▶ [What the task asks]: Your task is to copy the listing exactly. Drop any pictures from the copy.

_ _ _ _ _ _ _

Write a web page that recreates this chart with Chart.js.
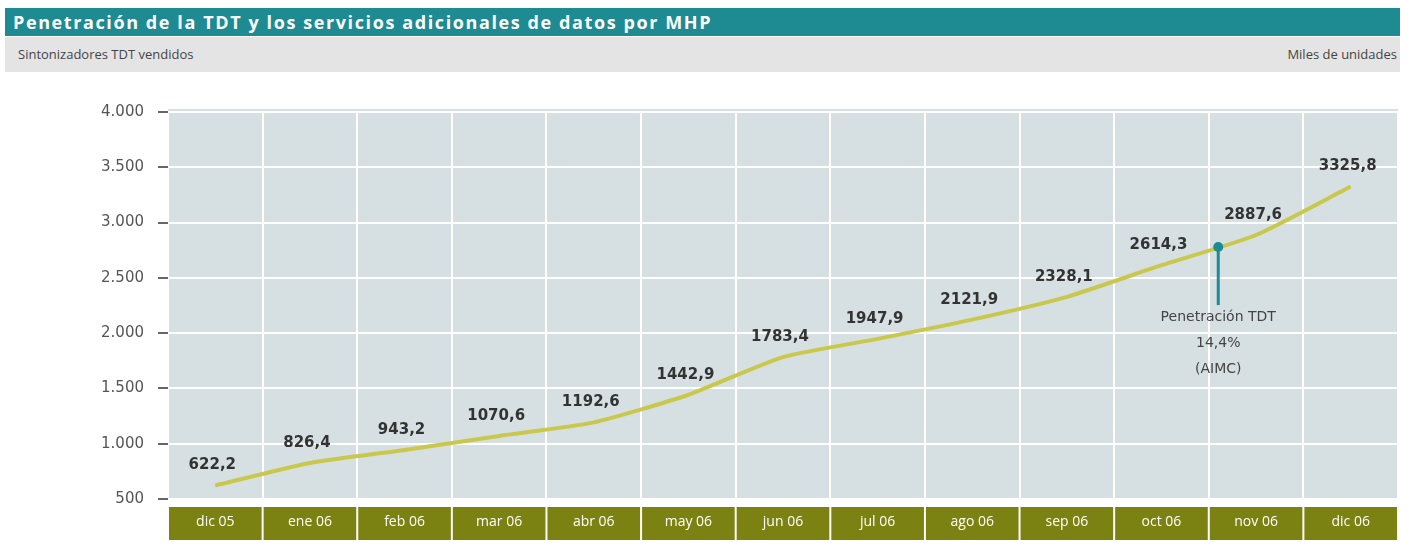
<!DOCTYPE html>
<html>
<head>
<meta charset="utf-8">
<script src="https://cdn.jsdelivr.net/npm/chart.js@4/dist/chart.umd.min.js"></script>
<style>
  body { margin: 0; background: #fff; font-family: "Open Sans", sans-serif; }
  #wrap { position: relative; width: 1408px; height: 551px; overflow: hidden; }
  .titlebar { position: absolute; left: 5px; top: 8px; width: 1395px; height: 28px;
    background: #1e8a92; color: #fff; font-weight: bold; font-size: 18px; line-height: 28px;
    letter-spacing: 1.6px; padding-left: 8px; box-sizing: border-box; }
  .subbar { position: absolute; left: 5px; top: 37px; width: 1395px; height: 35px;
    background: #e4e4e4; color: #444; font-size: 13px; line-height: 35px;
    padding: 0 3px 0 13px; box-sizing: border-box; }
  .subbar .r { float: right; }
  #chartBox { position: absolute; left: 0; top: 75px; }
</style>
</head>
<body>
<div id="wrap">
  <div class="titlebar">Penetración de la TDT y los servicios adicionales de datos por MHP</div>
  <div class="subbar"><span>Sintonizadores TDT vendidos</span><span class="r">Miles de unidades</span></div>
  <div id="chartBox"><canvas id="myChart" width="1408" height="476"></canvas></div>
</div>
<script>
var months = ["dic 05", "ene 06", "feb 06", "mar 06", "abr 06", "may 06", "jun 06",
  "jul 06", "ago 06", "sep 06", "oct 06", "nov 06", "dic 06"];
var tunersSold = [622.2, 826.4, 943.2, 1070.6, 1192.6, 1442.9, 1783.4,
  1947.9, 2121.9, 2328.1, 2614.3, 2887.6, 3325.8];
var yTicks = [500, 1000, 1500, 2000, 2500, 3000, 3500, 4000];
var noteLines = ["Penetración TDT", "14,4%", "(AIMC)"];
var noteAt = 10.6; // between oct 06 and nov 06

function thousands(v) {
  var s = String(Math.round(v));
  return s.replace(/\B(?=(\d{3})+(?!\d))/g, ".");
}

var panels = {
  id: 'panels',
  beforeDraw: function(chart) {
    var ctx = chart.ctx, a = chart.chartArea, x = chart.scales.x;
    ctx.save();
    ctx.fillStyle = '#d6e0e2';
    ctx.fillRect(a.left, a.top - 3, a.right - a.left, a.bottom - a.top + 3);
    ctx.fillStyle = '#7c8212';
    for (var i = 0; i < months.length; i++) {
      var l = x.getPixelForValue(i - 0.5), r = x.getPixelForValue(i + 0.5);
      ctx.fillRect(l + 1, a.bottom + 8, r - l - 2, 33);
    }
    ctx.restore();
  },
  afterDatasetsDraw: function(chart) {
    var ctx = chart.ctx, pts = chart.getDatasetMeta(0).data;
    ctx.save();
    ctx.font = 'bold 15px "DejaVu Sans", sans-serif';
    ctx.fillStyle = '#333';
    ctx.textAlign = 'center';
    ctx.textBaseline = 'middle';
    pts.forEach(function(p, i) {
      ctx.fillText(tunersSold[i].toFixed(1).replace('.', ','), p.x - 3, p.y - 20);
    });

    // note marker sitting on the line
    var i0 = Math.floor(noteAt), f = noteAt - i0;
    var nx = chart.scales.x.getPixelForValue(noteAt);
    var ny = pts[i0].y + (pts[i0 + 1].y - pts[i0].y) * f;
    ctx.strokeStyle = '#1e8a92';
    ctx.lineWidth = 3;
    ctx.beginPath();
    ctx.moveTo(nx, ny);
    ctx.lineTo(nx, ny + 58);
    ctx.stroke();
    ctx.fillStyle = '#1e8a92';
    ctx.beginPath();
    ctx.arc(nx, ny, 5, 0, Math.PI * 2);
    ctx.fill();
    ctx.font = '14px "DejaVu Sans", sans-serif';
    ctx.fillStyle = '#444';
    noteLines.forEach(function(t, k) {
      ctx.fillText(t, nx, ny + 70 + k * 26);
    });
    ctx.restore();
  }
};

var ctx = document.getElementById('myChart');
var chart = new Chart(ctx, {
  type: 'line',
  data: {
    labels: months,
    datasets: [{
      data: tunersSold,
      borderColor: '#c9c84c',
      borderWidth: 4,
      pointRadius: 0,
      fill: false,
      tension: 0.2
    }]
  },
  options: {
    responsive: false,
    animation: false,
    layout: { padding: { top: 37, right: 10, left: 0, bottom: 0 } },
    plugins: { legend: { display: false }, tooltip: { enabled: false } },
    scales: {
      x: {
        offset: true,
        grid: { offset: true, color: '#ffffff', lineWidth: 2, drawTicks: false },
        border: { display: false },
        ticks: { color: '#ffffff', padding: 15, font: { size: 14, family: '"Open Sans", sans-serif' } },
        afterFit: function(s) { s.height = 52; }
      },
      y: {
        min: 500,
        max: 4000,
        afterBuildTicks: function(s) { s.ticks = yTicks.map(function(v) { return { value: v }; }); },
        grid: { color: '#ffffff', lineWidth: 2, tickColor: '#666', tickLength: 10 },
        border: { display: false },
        ticks: {
          color: '#555',
          padding: 14,
          font: { size: 15, family: '"DejaVu Sans", sans-serif' },
          callback: function(v) { return thousands(v); }
        },
        afterFit: function(s) { s.width = 168; }
      }
    }
  },
  plugins: [panels]
});
</script>
</body>
</html>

_ _ _ _ _ _ _

▶ [Output of the exercise]:
Write a web page that recreates this chart with Chart.js.
<!DOCTYPE html>
<html>
<head>
<meta charset="utf-8">
<script src="https://cdn.jsdelivr.net/npm/chart.js@4/dist/chart.umd.min.js"></script>
<style>
  body { margin: 0; background: #fff; font-family: "Open Sans", sans-serif; }
  #wrap { position: relative; width: 1408px; height: 551px; overflow: hidden; }
  .titlebar { position: absolute; left: 5px; top: 8px; width: 1395px; height: 28px;
    background: #1e8a92; color: #fff; font-weight: bold; font-size: 18px; line-height: 28px;
    letter-spacing: 1.6px; padding-left: 8px; box-sizing: border-box; }
  .subbar { position: absolute; left: 5px; top: 37px; width: 1395px; height: 35px;
    background: #e4e4e4; color: #444; font-size: 13px; line-height: 35px;
    padding: 0 3px 0 13px; box-sizing: border-box; }
  .subbar .r { float: right; }
  #chartBox { position: absolute; left: 0; top: 75px; }
</style>
</head>
<body>
<div id="wrap">
  <div class="titlebar">Penetración de la TDT y los servicios adicionales de datos por MHP</div>
  <div class="subbar"><span>Sintonizadores TDT vendidos</span><span class="r">Miles de unidades</span></div>
  <div id="chartBox"><canvas id="myChart" width="1408" height="476"></canvas></div>
</div>
<script>
var months = ["dic 05", "ene 06", "feb 06", "mar 06", "abr 06", "may 06", "jun 06",
  "jul 06", "ago 06", "sep 06", "oct 06", "nov 06", "dic 06"];
var tunersSold = [622.2, 826.4, 943.2, 1070.6, 1192.6, 1442.9, 1783.4,
  1947.9, 2121.9, 2328.1, 2614.3, 2887.6, 3325.8];
var yTicks = [500, 1000, 1500, 2000, 2500, 3000, 3500, 4000];
var noteLines = ["Penetración TDT", "14,4%", "(AIMC)"];
var noteAt = 10.6; // between oct 06 and nov 06

function thousands(v) {
  var s = String(Math.round(v));
  return s.replace(/\B(?=(\d{3})+(?!\d))/g, ".");
}

var panels = {
  id: 'panels',
  beforeDraw: function(chart) {
    var ctx = chart.ctx, a = chart.chartArea, x = chart.scales.x;
    ctx.save();
    ctx.fillStyle = '#d6e0e2';
    ctx.fillRect(a.left, a.top - 3, a.right - a.left, a.bottom - a.top + 3);
    ctx.fillStyle = '#7c8212';
    for (var i = 0; i < months.length; i++) {
      var l = x.getPixelForValue(i - 0.5), r = x.getPixelForValue(i + 0.5);
      ctx.fillRect(l + 1, a.bottom + 8, r - l - 2, 33);
    }
    ctx.restore();
  },
  afterDatasetsDraw: function(chart) {
    var ctx = chart.ctx, pts = chart.getDatasetMeta(0).data;
    ctx.save();
    ctx.font = 'bold 15px "DejaVu Sans", sans-serif';
    ctx.fillStyle = '#333';
    ctx.textAlign = 'center';
    ctx.textBaseline = 'middle';
    pts.forEach(function(p, i) {
      ctx.fillText(tunersSold[i].toFixed(1).replace('.', ','), p.x - 3, p.y - 20);
    });

    // note marker sitting on the line
    var i0 = Math.floor(noteAt), f = noteAt - i0;
    var nx = chart.scales.x.getPixelForValue(noteAt);
    var ny = pts[i0].y + (pts[i0 + 1].y - pts[i0].y) * f;
    ctx.strokeStyle = '#1e8a92';
    ctx.lineWidth = 3;
    ctx.beginPath();
    ctx.moveTo(nx, ny);
    ctx.lineTo(nx, ny + 58);
    ctx.stroke();
    ctx.fillStyle = '#1e8a92';
    ctx.beginPath();
    ctx.arc(nx, ny, 5, 0, Math.PI * 2);
    ctx.fill();
    ctx.font = '14px "DejaVu Sans", sans-serif';
    ctx.fillStyle = '#444';
    noteLines.forEach(function(t, k) {
      ctx.fillText(t, nx, ny + 70 + k * 26);
    });
    ctx.restore();
  }
};

var ctx = document.getElementById('myChart');
var chart = new Chart(ctx, {
  type: 'line',
  data: {
    labels: months,
    datasets: [{
      data: tunersSold,
      borderColor: '#c9c84c',
      borderWidth: 4,
      pointRadius: 0,
      fill: false,
      tension: 0.2
    }]
  },
  options: {
    responsive: false,
    animation: false,
    layout: { padding: { top: 37, right: 10, left: 0, bottom: 0 } },
    plugins: { legend: { display: false }, tooltip: { enabled: false } },
    scales: {
      x: {
        offset: true,
        grid: { offset: true, color: '#ffffff', lineWidth: 2, drawTicks: false },
        border: { display: false },
        ticks: { color: '#ffffff', padding: 15, font: { size: 14, family: '"Open Sans", sans-serif' } },
        afterFit: function(s) { s.height = 52; }
      },
      y: {
        min: 500,
        max: 4000,
        afterBuildTicks: function(s) { s.ticks = yTicks.map(function(v) { return { value: v }; }); },
        grid: { color: '#ffffff', lineWidth: 2, tickColor: '#666', tickLength: 10 },
        border: { display: false },
        ticks: {
          color: '#555',
          padding: 14,
          font: { size: 15, family: '"DejaVu Sans", sans-serif' },
          callback: function(v) { return thousands(v); }
        },
        afterFit: function(s) { s.width = 168; }
      }
    }
  },
  plugins: [panels]
});
</script>
</body>
</html>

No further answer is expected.